Other projects
I actively work on many other Evolutionary Ecology projects associated to the Funk Lab at CSU, as well as some other "solo" projects that I've been developing. One of the most prominent ongoing projects is a multi-disciplinary NSF-funded project that attempts to understand the disease dynamics of the mountain lion, Puma concolor, studying varied aspects such as landscape genomics, viral/host co-evolution, and disease modeling! Four manuscripts resulting from this collaboration are currently under review, one has been accepted into Molecular Ecology, another has been published in BioRxiv, and more are in the works for submitting in the upcoming months/years!
I have also worked on a research project studying gender representation in Ecology, both within and outside Latin America, which was recently published in PLoS ONE! This work was done in collaboration with two former Colorado State University postdocs, and a collaborator from Quito, Ecuador. As a result of this collaboration, we also organized a symposium in Women in Herpetology - as part of the XI Latin American Congress of Herpetology held in Quito, August 2017 - and we plan to continue working on other similar ptojects to this, in order to help contribute to our understanding of the complexities of privilege, diversity, and inclusion in academia.
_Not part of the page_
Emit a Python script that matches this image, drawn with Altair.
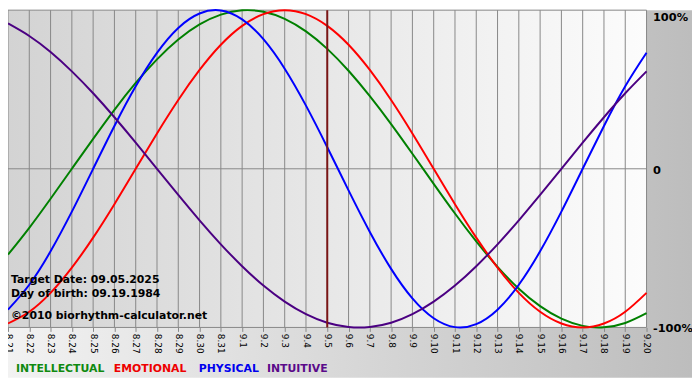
import altair as alt
import pandas as pd

# ---- data ----
days = ["8.21", "8.22", "8.23", "8.24", "8.25", "8.26", "8.27", "8.28", "8.29", "8.30", "8.31",
        "9.1", "9.2", "9.3", "9.4", "9.5", "9.6", "9.7", "9.8", "9.9", "9.10",
        "9.11", "9.12", "9.13", "9.14", "9.15", "9.16", "9.17", "9.18", "9.19", "9.20"]
intellectual = [-0.541, -0.372, -0.189, 0.0, 0.189, 0.372, 0.541, 0.690, 0.815, 0.910, 0.972, 0.999, 0.990,
                0.945, 0.866, 0.756, 0.618, 0.458, 0.282, 0.095, -0.095, -0.282, -0.458, -0.618, -0.756,
                -0.866, -0.945, -0.990, -0.999, -0.972, -0.910]
emotional = [-0.975, -0.901, -0.782, -0.623, -0.434, -0.223, 0.0, 0.223, 0.434, 0.623, 0.782, 0.901, 0.975,
             1.0, 0.975, 0.901, 0.782, 0.623, 0.434, 0.223, 0.0, -0.223, -0.434, -0.623, -0.782, -0.901,
             -0.975, -1.0, -0.975, -0.901, -0.782]
physical = [-0.888, -0.731, -0.520, -0.270, 0.0, 0.270, 0.520, 0.731, 0.888, 0.979, 0.998, 0.942, 0.817,
            0.631, 0.398, 0.136, -0.136, -0.398, -0.631, -0.817, -0.942, -0.998, -0.979, -0.888, -0.731,
            -0.520, -0.270, 0.0, 0.270, 0.520, 0.731]
intuitive = [0.916, 0.837, 0.736, 0.614, 0.476, 0.325, 0.165, 0.0, -0.165, -0.325, -0.476, -0.614, -0.736,
             -0.837, -0.916, -0.970, -0.997, -0.997, -0.970, -0.916, -0.837, -0.736, -0.614, -0.476, -0.325,
             -0.165, 0.0, 0.165, 0.325, 0.476, 0.614]
series_names = ["INTELLECTUAL", "EMOTIONAL", "PHYSICAL", "INTUITIVE"]
series_colors = ["#008000", "#ff0000", "#0000ff", "#4b0082"]
legend_colors = ["#108a10", "#ee0000", "#0000ee", "#5a0a8a"]
target_day = "9.5"
y_ticks = [-1, 0, 1]
info_lines = ["Target Date: 09.05.2025", "Day of birth: 09.19.1984", "\u00a92010 biorhythm-calculator.net"]

W, H = 646, 321
RIGHT, BOTTOM = 46, 51
FONT = "DejaVu Sans"

rows = []
for name, vals in zip(series_names, [intellectual, emotional, physical, intuitive]):
    for i, v in enumerate(vals):
        rows.append({"idx": i, "value": v, "series": name})
df = pd.DataFrame(rows)
grid_df = pd.DataFrame({"idx": list(range(len(days)))})
hgrid_df = pd.DataFrame({"value": y_ticks})
target_df = pd.DataFrame({"idx": [days.index(target_day)]})

label_arr = "[" + ",".join("'" + d + "'" for d in days) + "]"
x_axis = alt.Axis(values=list(range(len(days))), labelExpr=label_arr + "[datum.value]",
                  labelAngle=90, labelFont=FONT, labelFontSize=9, labelColor="#000000",
                  tickSize=4, tickColor="#888888", labelPadding=2, domain=False, grid=False,
                  title=None, zindex=1, labelOverlap=False, labelFlush=False)
y_axis = alt.Axis(values=y_ticks, orient="right",
                  labelExpr="datum.value == 1 ? '100%' : (datum.value == 0 ? '0' : '-100%')",
                  labelFont=FONT, labelFontWeight="bold", labelFontSize=11.5, labelColor="#000000",
                  labelPadding=6, ticks=False, domain=False, grid=False, title=None, zindex=1,
                  labelFlush=False, labelBaseline="middle",
                  labelOffset={"expr": "datum.value == 1 ? 7 : 1.5"})
x_scale = alt.Scale(domain=[0, len(days) - 1], nice=False, zero=False)
y_scale = alt.Scale(domain=[-1, 1], nice=False, zero=False)
X = alt.X("idx:Q", scale=x_scale, axis=x_axis)
Y = alt.Y("value:Q", scale=y_scale, axis=y_axis)

one = alt.Data(values=[{}])
outer_bg = alt.Chart(one).mark_rect(
    color=alt.Gradient(gradient="linear", x1=0, x2=1, y1=0, y2=0,
                       stops=[alt.GradientStop(offset=0, color="#f2f2f2"),
                              alt.GradientStop(offset=1, color="#bdbdbd")])
).encode(x=alt.value(0), x2=alt.value(W + RIGHT), y=alt.value(0), y2=alt.value(H + BOTTOM))
plot_bg = alt.Chart(one).mark_rect(
    color=alt.Gradient(gradient="linear", x1=0, x2=1, y1=0, y2=0,
                       stops=[alt.GradientStop(offset=0, color="#d3d3d3"),
                              alt.GradientStop(offset=1, color="#fcfcfc")])
).encode(x=alt.value(0), x2=alt.value(W), y=alt.value(0), y2=alt.value(H))

vgrid = alt.Chart(grid_df).mark_rule(color="#888888", strokeWidth=1).encode(x=X)
hgrid = alt.Chart(hgrid_df).mark_rule(color="#888888", strokeWidth=1).encode(y=Y)

lines = alt.Chart(df).mark_line(strokeWidth=2, interpolate="natural").encode(
    x=X, y=Y,
    color=alt.Color("series:N", scale=alt.Scale(domain=series_names, range=series_colors), legend=None),
    order=alt.Order("idx:Q"),
    detail="series:N",
)
target = alt.Chart(target_df).mark_rule(color="#7a1515", strokeWidth=2).encode(x=X)

layers = [outer_bg, plot_bg, vgrid, hgrid, lines, target]

info_y = [276, 290, 312]
for t, yy in zip(info_lines, info_y):
    layers.append(alt.Chart(one).mark_text(text=t, font=FONT, fontWeight="bold", fontSize=11,
                                           align="left", baseline="alphabetic", color="#000000")
                  .encode(x=alt.value(3), y=alt.value(yy)))

legend_x = [8, 107, 193, 262]
for name, col, lx in zip(series_names, legend_colors, legend_x):
    layers.append(alt.Chart(one).mark_text(text=name, font=FONT, fontWeight="bold", fontSize=11,
                                           align="left", baseline="alphabetic", color=col)
                  .encode(x=alt.value(lx), y=alt.value(366)))

chart = alt.layer(*layers).properties(
    width=W, height=H,
    autosize=alt.AutoSizeParams(type="none"),
    padding={"left": 0, "top": 0, "right": RIGHT, "bottom": BOTTOM},
).configure_view(strokeWidth=0)

chart.save("out.html", embed_options={"renderer": "svg", "actions": False})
I have also become a self-taught bioinformatician in recent years, as a by-product of working on genomics data, and aside from the many informal workshops and training I've held at various institutions (Universidad de Los Andes Bogotá, Colorado State University, Pontificia Universidad Católica del Ecuador) I have also co-taught together with Dr. RD Tarvin a formal six-day workshop on intro bioinformatics and RADseq (as part of the South American Congress of Herpetology), and another one-day workshop titled: Genomics of Biodiversity: A Crash Course on How and Why (as part of the International Biogeography Conference).